Hello, I had a question related to the “timeout” and the fact that a kernel will stop after a few seconds.
I am using Ubuntu 20.04 and a NVIDIA GeForce RTX 3050 with driver 525.60.11.
When I run a quite long CUDA kernel (more than 100s) I don’t get any timeout while on an old computer with a GTX 770 a have a timeout and the kernel stops after 5s.
My question is why I don’t get the timeout under the recent computer ? Is it related to
Ubuntu / Gnome ?
the GPU ?
or the GPU driver ?
and is it possible to remove the timeout or to set it for example using nvidia-smi ? I am working with students and they have laptops with Linux/Debian and a Quadro M1200 and they have the timeout active.
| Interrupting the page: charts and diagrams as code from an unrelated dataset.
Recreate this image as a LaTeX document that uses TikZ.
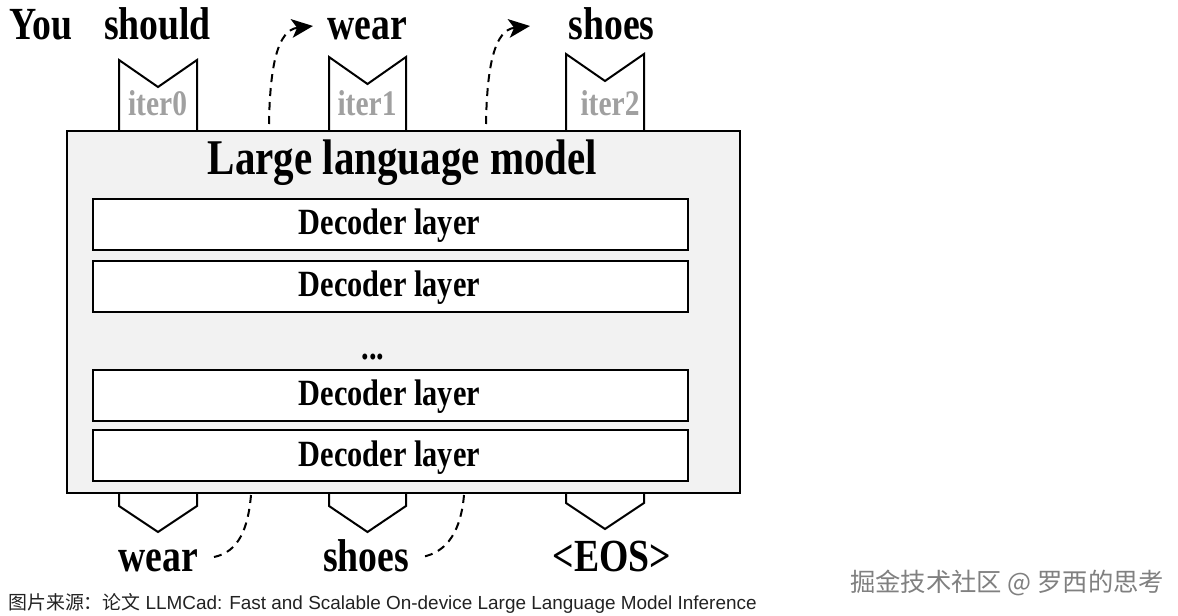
\documentclass[tikz,border=0pt]{standalone}
\usepackage{fontspec}
\setmainfont{Liberation Serif}
\newfontfamily\tnr{Liberation Serif}[FakeStretch=0.82]
\newfontfamily\cjk{Noto Sans CJK SC}
\newfontfamily\arialf{Liberation Sans}
\usetikzlibrary{arrows.meta}
\definecolor{boxgray}{HTML}{F2F2F2}
\definecolor{itergray}{HTML}{A0A0A0}
\definecolor{wmgray}{HTML}{808080}
\definecolor{capcol}{HTML}{222222}
\begin{document}
\begin{tikzpicture}[x=0.75pt,y=-0.75pt,
  tok/.style={font=\tnr\bfseries\fontsize{34.5pt}{36pt}\selectfont, anchor=base, inner sep=0pt},
  titletxt/.style={font=\tnr\bfseries\fontsize{37.5pt}{40pt}\selectfont, anchor=base, inner sep=0pt},
  dectxt/.style={font=\tnr\bfseries\fontsize{27.75pt}{30pt}\selectfont, anchor=base, inner sep=0pt},
  itertxt/.style={font=\tnr\bfseries\fontsize{27pt}{29pt}\selectfont, text=itergray, anchor=base, inner sep=0pt},
  llmbox/.style={draw, line width=1.5pt, fill=boxgray, minimum width=504.75pt, minimum height=271.5pt, inner sep=0pt},
  decbox/.style={draw, line width=1.5pt, fill=white, minimum width=446.25pt, minimum height=38.25pt, inner sep=0pt},
  flag/.style={draw, line width=1.5pt, fill=white, line join=miter},
  dashline/.style={line width=1.5pt, dash pattern=on 6pt off 4.5pt},
  arr/.style={dashline, -{Stealth[length=16pt,width=14pt,inset=4pt]}}
]
\useasboundingbox (0,0) rectangle (1178,616);

% top flags
\draw[flag] (119,131) -- (119,60) -- (158,87) -- (197,60) -- (197,131);
\draw[flag] (329,131) -- (329,57) -- (367.5,84) -- (406,57) -- (406,131);
\draw[flag] (566,131) -- (566,54) -- (605,81) -- (644,54) -- (644,131);

% bottom flags
\draw[flag] (119,493) -- (119,506) -- (158,532) -- (197,506) -- (197,493);
\draw[flag] (329,493) -- (329,506) -- (367.5,532) -- (406,506) -- (406,493);
\draw[flag] (566,493) -- (566,503) -- (605,529) -- (644,503) -- (644,493);

% main box
\node[llmbox] (llm) at (403.5,312) {};
\node[titletxt] (title) at (402.5,175) {Large language model};

\node[decbox] (d1) at (390.5,224.5) {};
\node[decbox] (d2) at (390.5,286.5) {};
\node[decbox] (d3) at (390.5,395.5) {};
\node[decbox] (d4) at (390.5,455.5) {};
\node[dectxt] (t1) at (389.5,235) {Decoder layer};
\node[dectxt] (t2) at (389.5,297) {Decoder layer};
\node[dectxt] (t3) at (389.5,406) {Decoder layer};
\node[dectxt] (t4) at (389.5,466) {Decoder layer};
\node[dectxt] (dots) at (373,360) {...};

% iter labels
\node[itertxt] (i0) at (157.5,116) {iter0};
\node[itertxt] (i1) at (367,116) {iter1};
\node[itertxt] (i2) at (610,116) {iter2};

% top tokens
\node[tok] (you) at (41,40) {You};
\node[tok] (should) at (157.5,40) {should};
\node[tok] (wearT) at (367,40) {wear};
\node[tok] (shoesT) at (611.5,40) {shoes};

% bottom tokens
\node[tok] (wearB) at (158,571) {wear};
\node[tok] (shoesB) at (366,571) {shoes};
\node[tok] (eos) at (612,571) {<EOS>};

% connectors
\coordinate (a1s) at (269,124);
\coordinate (a1e) at (313,26);
\coordinate (a2s) at (486,124);
\coordinate (a2e) at (530,26);
\draw[arr] (a1s) .. controls (270,64) and (278,30) .. (a1e);
\draw[arr] (a2s) .. controls (487,64) and (495,30) .. (a2e);

\coordinate (b1s) at (251,495);
\coordinate (b1e) at (214,557);
\coordinate (b2s) at (464,495);
\coordinate (b2e) at (422,557);
\draw[dashline] (b1s) .. controls (248,530) and (238,552) .. (b1e);
\draw[dashline] (b2s) .. controls (461,530) and (448,552) .. (b2e);

% caption and watermark
\node[anchor=base west, inner sep=0pt, text=capcol, font=\fontsize{14.2pt}{16pt}\selectfont] (cap) at (8,609) {{\cjk 图片来源：论文} {\arialf LLMCad: Fast and Scalable On-device Large Language Model Inference}};
\node[anchor=base west, inner sep=0pt, text=wmgray, font=\cjk\fontsize{19pt}{21pt}\selectfont] (wm) at (850,591) {掘金技术社区 @ 罗西的思考};
\end{tikzpicture}
\end{document}
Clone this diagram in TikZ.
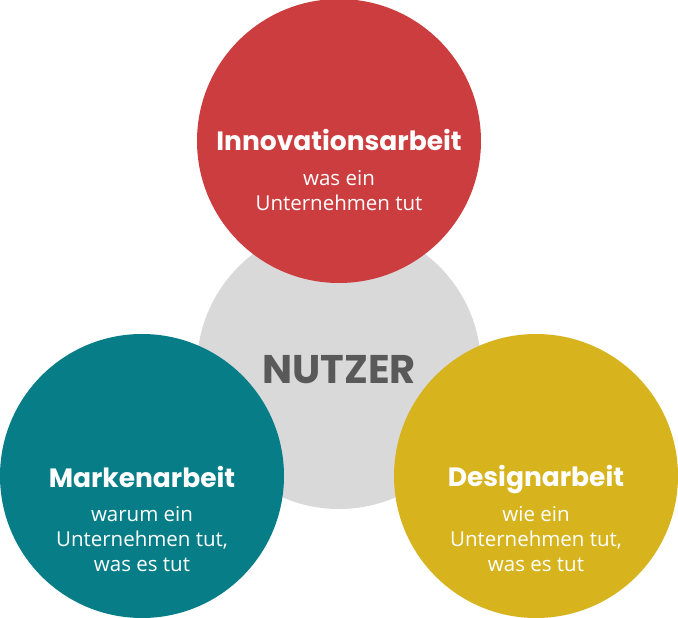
\documentclass[tikz,border=0pt]{standalone}
\usepackage{fontspec}
\setmainfont{Open Sans}
\newfontfamily\headfont{Poppins}
\usetikzlibrary{positioning}
\definecolor{userGray}{HTML}{D9D9D9}
\definecolor{innoRed}{HTML}{CC3D3F}
\definecolor{brandTeal}{HTML}{077E87}
\definecolor{designGold}{HTML}{D7B41E}
\definecolor{userText}{HTML}{595959}
\tikzset{
	blob/.style={circle,minimum size=284pt,inner sep=0pt},
	head/.style={font=\headfont\bfseries\fontsize{26.5}{30}\selectfont,text=white,inner sep=0pt,anchor=base},
	sub/.style={font=\fontsize{20.5}{25}\selectfont,text=white,align=center,inner sep=0pt,anchor=base},
}
\begin{document}
\begin{tikzpicture}[x=1pt,y=-1pt]
			\useasboundingbox (0,0) rectangle (678,618);
			%user in the middle
			\node[blob,fill=userGray] (user) at (339,367) {};
			\node[font=\headfont\bfseries\fontsize{40}{44}\selectfont,text=userText,anchor=base] (usertxt) at (339,383) {NUTZER};
			%innovation
			\node[blob,fill=innoRed] (inno) at (339,141) {};
			\node[head] (innohead) at (339,150) {Innovationsarbeit};
			\node[sub] (innosub) at (339,210) {was ein\\Unternehmen tut};
			%brand
			\node[blob,fill=brandTeal] (brand) at (142,476) {};
			\node[head] (brandhead) at (142,487) {Markenarbeit};
			\node[sub] (brandsub) at (142,571) {warum ein\\Unternehmen tut,\\was es tut};
			%design
			\node[blob,fill=designGold] (design) at (536,476) {};
			\node[head] (designhead) at (536,486) {Designarbeit};
			\node[sub] (designsub) at (536,571) {wie ein\\Unternehmen tut,\\was es tut};
		\end{tikzpicture}
\end{document}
This is related to a GUI using the GPU. A long-running compute kernel typically blocks graphical tasks like updating the GUI. A frozen GUI makes for a bad user experience. So operating system running a GUI limit the runtime of compute kernels to about two seconds. This limit is guarded by a watchdog timer that triggers destruction of the compute context when it expires, which triggers a CUDA error detectable with proper CUDA error checking.
There are operating-system dependent ways of turning the GUI watchdog timer on or of and/or set the time limit. This is controlled outside of CUDA, so look in the documentation of your operating system(s) of how to use these controls. Alternatively, do not extend the GUI to the GPU in question.